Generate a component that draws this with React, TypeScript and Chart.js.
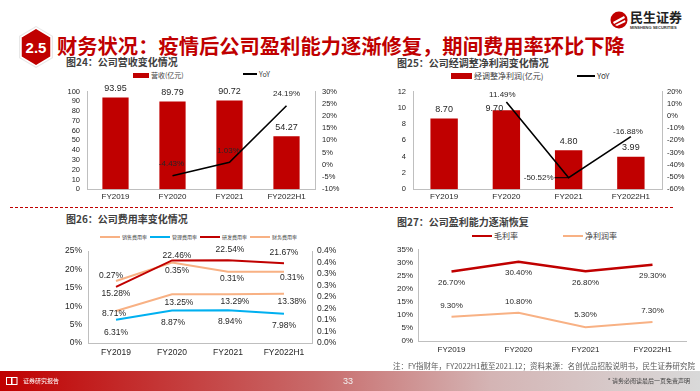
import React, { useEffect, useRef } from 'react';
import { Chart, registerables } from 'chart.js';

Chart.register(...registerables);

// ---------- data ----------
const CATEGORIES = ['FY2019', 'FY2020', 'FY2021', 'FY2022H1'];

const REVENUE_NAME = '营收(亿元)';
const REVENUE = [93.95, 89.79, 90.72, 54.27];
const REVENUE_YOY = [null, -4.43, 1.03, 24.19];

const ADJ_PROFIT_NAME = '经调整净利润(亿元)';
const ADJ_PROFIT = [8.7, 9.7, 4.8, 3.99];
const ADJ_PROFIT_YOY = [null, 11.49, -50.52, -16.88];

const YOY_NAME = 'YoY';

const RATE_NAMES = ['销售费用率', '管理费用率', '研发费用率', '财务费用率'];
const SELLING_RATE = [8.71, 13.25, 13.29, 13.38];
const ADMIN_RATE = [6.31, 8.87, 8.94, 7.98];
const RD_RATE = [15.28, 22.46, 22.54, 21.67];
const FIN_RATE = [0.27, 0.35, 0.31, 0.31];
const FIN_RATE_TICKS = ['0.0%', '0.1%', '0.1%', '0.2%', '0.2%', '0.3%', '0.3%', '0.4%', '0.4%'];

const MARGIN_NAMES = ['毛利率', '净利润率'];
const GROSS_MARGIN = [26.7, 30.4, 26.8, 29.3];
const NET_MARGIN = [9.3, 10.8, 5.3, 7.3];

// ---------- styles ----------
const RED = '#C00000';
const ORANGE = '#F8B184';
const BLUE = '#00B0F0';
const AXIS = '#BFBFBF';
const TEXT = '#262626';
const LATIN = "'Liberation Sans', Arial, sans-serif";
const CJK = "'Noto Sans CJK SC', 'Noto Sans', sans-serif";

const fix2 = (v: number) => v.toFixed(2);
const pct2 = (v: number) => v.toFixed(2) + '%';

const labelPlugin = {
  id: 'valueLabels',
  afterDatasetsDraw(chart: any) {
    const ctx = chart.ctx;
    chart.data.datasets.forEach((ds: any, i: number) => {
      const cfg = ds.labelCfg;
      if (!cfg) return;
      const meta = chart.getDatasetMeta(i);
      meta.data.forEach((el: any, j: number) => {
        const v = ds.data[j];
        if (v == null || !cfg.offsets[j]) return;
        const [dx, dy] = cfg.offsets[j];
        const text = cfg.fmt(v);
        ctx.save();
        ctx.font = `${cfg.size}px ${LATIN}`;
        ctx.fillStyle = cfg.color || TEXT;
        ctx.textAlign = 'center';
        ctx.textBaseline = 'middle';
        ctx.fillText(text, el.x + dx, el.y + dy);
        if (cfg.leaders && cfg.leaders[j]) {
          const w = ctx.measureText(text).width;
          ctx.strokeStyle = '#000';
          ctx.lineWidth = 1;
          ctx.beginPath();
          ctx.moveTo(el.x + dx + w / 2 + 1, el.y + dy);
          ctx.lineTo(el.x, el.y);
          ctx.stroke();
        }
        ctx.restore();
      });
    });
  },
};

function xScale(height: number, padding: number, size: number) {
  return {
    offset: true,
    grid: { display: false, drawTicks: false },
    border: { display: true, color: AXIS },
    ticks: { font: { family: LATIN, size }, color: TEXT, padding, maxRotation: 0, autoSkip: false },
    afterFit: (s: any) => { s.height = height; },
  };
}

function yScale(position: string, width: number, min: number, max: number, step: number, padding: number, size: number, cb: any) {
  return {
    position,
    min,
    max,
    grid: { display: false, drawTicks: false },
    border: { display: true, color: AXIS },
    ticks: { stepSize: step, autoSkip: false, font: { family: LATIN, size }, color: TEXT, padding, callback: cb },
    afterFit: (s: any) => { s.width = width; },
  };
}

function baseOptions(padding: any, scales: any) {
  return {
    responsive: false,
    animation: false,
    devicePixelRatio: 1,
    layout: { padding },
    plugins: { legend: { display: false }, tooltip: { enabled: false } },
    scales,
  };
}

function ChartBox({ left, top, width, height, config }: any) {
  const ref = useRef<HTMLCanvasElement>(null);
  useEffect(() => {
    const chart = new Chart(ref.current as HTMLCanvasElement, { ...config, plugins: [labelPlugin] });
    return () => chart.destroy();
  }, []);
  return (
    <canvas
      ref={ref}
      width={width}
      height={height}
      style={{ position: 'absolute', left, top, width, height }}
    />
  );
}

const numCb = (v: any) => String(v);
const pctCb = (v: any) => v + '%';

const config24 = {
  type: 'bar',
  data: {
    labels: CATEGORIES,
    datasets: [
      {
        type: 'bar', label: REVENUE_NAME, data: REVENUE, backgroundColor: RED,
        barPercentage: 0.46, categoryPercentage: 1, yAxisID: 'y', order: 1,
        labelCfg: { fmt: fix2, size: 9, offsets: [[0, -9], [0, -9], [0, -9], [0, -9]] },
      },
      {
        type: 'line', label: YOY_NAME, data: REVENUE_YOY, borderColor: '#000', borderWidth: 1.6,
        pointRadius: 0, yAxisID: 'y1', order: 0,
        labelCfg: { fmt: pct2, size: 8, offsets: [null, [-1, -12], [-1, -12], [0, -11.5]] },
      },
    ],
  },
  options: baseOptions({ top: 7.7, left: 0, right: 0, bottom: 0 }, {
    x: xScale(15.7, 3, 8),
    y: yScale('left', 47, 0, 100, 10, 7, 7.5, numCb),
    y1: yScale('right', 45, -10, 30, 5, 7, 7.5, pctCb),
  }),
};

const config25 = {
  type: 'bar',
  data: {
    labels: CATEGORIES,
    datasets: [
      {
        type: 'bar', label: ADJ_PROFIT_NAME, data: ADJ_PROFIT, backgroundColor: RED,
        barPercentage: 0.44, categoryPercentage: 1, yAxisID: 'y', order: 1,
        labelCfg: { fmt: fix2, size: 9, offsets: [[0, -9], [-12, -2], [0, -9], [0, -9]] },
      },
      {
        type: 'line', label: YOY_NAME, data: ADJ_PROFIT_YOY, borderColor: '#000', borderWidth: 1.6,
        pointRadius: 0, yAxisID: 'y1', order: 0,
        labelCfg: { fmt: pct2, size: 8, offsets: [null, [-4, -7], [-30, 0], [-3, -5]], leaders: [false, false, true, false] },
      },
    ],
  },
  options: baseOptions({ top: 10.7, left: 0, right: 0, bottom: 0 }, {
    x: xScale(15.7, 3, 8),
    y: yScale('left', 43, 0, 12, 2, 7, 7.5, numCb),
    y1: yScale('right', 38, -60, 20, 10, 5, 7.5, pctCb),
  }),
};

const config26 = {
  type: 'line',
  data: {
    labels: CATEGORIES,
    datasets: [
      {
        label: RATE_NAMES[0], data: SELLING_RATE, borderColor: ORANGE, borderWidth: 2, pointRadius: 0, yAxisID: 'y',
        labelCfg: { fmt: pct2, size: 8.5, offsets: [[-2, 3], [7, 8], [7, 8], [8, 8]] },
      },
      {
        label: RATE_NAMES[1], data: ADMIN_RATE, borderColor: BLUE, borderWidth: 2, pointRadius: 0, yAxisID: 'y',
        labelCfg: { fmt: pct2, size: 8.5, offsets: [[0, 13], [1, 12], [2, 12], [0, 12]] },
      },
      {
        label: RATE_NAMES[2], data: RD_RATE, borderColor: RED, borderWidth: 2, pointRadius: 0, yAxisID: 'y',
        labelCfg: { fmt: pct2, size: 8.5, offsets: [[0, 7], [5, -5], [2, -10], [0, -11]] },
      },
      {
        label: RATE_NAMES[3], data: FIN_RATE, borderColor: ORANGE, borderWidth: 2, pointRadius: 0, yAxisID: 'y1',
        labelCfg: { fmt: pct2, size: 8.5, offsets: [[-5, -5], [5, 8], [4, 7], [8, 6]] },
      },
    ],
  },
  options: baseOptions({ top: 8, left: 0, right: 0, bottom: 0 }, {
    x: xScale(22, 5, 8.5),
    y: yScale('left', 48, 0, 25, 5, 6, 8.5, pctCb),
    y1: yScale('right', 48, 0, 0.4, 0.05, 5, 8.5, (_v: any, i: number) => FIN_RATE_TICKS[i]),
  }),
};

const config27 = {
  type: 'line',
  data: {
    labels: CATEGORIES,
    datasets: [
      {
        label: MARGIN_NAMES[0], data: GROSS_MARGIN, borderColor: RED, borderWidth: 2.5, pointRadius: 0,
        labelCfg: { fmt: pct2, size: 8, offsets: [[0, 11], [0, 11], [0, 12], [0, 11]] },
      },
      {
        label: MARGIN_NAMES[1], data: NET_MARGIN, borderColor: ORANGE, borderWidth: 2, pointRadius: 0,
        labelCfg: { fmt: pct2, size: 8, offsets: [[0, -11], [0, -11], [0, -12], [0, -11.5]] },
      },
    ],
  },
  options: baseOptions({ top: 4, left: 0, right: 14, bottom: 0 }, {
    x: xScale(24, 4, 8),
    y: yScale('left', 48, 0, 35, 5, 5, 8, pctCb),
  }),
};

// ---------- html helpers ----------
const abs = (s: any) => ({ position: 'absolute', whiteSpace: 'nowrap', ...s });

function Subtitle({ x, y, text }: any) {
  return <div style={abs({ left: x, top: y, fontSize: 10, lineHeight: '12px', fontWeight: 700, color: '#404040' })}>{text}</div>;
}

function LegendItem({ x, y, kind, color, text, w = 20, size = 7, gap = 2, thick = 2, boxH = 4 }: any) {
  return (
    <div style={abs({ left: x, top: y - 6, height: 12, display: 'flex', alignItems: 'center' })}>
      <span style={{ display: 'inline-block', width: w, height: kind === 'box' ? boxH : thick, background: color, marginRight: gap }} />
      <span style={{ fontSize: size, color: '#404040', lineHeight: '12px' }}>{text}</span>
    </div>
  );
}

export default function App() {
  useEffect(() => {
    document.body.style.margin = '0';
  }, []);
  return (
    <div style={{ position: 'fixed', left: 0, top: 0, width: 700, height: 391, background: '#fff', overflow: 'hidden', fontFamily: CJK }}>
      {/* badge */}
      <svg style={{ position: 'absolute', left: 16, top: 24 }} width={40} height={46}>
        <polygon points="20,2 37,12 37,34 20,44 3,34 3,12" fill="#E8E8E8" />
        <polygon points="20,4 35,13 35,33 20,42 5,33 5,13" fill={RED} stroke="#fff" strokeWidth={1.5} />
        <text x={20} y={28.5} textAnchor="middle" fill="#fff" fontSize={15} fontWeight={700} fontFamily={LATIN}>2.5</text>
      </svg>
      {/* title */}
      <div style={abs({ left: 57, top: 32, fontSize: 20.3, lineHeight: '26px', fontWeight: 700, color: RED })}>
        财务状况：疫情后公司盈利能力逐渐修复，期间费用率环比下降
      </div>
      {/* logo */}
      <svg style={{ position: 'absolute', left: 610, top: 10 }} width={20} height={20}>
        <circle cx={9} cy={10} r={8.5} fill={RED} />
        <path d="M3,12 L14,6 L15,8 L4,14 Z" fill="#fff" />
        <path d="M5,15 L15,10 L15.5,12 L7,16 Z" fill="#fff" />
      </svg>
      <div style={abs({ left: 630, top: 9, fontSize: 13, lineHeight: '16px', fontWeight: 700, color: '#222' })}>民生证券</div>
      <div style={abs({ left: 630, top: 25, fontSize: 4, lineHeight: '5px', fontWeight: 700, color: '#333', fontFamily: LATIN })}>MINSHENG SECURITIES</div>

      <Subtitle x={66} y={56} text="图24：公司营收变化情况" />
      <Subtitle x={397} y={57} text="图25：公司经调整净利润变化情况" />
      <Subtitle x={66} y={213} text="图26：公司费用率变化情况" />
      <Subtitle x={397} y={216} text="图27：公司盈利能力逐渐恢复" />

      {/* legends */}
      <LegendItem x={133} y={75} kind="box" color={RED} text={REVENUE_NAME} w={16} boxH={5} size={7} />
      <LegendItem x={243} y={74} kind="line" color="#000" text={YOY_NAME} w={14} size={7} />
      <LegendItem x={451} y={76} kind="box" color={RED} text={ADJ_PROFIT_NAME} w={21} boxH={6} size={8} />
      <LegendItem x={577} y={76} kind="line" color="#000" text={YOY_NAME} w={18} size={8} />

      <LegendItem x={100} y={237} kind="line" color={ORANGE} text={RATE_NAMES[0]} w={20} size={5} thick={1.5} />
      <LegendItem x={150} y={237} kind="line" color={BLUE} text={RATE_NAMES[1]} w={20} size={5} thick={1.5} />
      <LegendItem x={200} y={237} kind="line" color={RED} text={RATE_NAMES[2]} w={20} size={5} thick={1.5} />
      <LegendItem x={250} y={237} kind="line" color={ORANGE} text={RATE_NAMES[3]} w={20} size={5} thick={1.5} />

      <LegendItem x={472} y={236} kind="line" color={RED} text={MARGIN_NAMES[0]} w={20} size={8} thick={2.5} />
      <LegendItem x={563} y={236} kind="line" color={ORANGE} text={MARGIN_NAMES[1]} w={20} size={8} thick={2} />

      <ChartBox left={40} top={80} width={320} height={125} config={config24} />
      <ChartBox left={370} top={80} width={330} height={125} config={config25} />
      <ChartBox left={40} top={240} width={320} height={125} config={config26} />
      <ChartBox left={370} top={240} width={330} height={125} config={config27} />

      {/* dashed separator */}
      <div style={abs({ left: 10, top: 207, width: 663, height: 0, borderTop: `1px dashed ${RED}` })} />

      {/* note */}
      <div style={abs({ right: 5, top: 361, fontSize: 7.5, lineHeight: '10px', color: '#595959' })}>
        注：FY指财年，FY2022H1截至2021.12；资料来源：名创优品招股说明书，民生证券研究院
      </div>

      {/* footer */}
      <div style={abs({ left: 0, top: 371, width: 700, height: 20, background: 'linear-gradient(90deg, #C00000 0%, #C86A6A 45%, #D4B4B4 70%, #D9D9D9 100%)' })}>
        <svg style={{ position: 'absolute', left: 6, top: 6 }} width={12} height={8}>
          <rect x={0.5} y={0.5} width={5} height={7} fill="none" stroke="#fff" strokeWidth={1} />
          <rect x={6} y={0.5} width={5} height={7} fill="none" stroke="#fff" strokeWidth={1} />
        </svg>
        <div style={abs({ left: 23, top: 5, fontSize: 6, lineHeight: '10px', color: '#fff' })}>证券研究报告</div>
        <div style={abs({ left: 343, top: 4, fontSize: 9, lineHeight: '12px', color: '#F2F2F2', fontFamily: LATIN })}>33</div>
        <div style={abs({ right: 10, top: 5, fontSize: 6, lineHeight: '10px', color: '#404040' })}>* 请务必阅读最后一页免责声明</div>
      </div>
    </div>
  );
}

++++++++++

PROBLEM STATEMENT | Set the lines above down again, word for word, from the first through the one containing "const NET_MARGIN = [9.3, 10.8, 5.3, 7.3];"; pictures excluded.

COMPLETE ANSWER |
Generate a component that draws this with React, TypeScript and Chart.js.
import React, { useEffect, useRef } from 'react';
import { Chart, registerables } from 'chart.js';

Chart.register(...registerables);

// ---------- data ----------
const CATEGORIES = ['FY2019', 'FY2020', 'FY2021', 'FY2022H1'];

const REVENUE_NAME = '营收(亿元)';
const REVENUE = [93.95, 89.79, 90.72, 54.27];
const REVENUE_YOY = [null, -4.43, 1.03, 24.19];

const ADJ_PROFIT_NAME = '经调整净利润(亿元)';
const ADJ_PROFIT = [8.7, 9.7, 4.8, 3.99];
const ADJ_PROFIT_YOY = [null, 11.49, -50.52, -16.88];

const YOY_NAME = 'YoY';

const RATE_NAMES = ['销售费用率', '管理费用率', '研发费用率', '财务费用率'];
const SELLING_RATE = [8.71, 13.25, 13.29, 13.38];
const ADMIN_RATE = [6.31, 8.87, 8.94, 7.98];
const RD_RATE = [15.28, 22.46, 22.54, 21.67];
const FIN_RATE = [0.27, 0.35, 0.31, 0.31];
const FIN_RATE_TICKS = ['0.0%', '0.1%', '0.1%', '0.2%', '0.2%', '0.3%', '0.3%', '0.4%', '0.4%'];

const MARGIN_NAMES = ['毛利率', '净利润率'];
const GROSS_MARGIN = [26.7, 30.4, 26.8, 29.3];
const NET_MARGIN = [9.3, 10.8, 5.3, 7.3];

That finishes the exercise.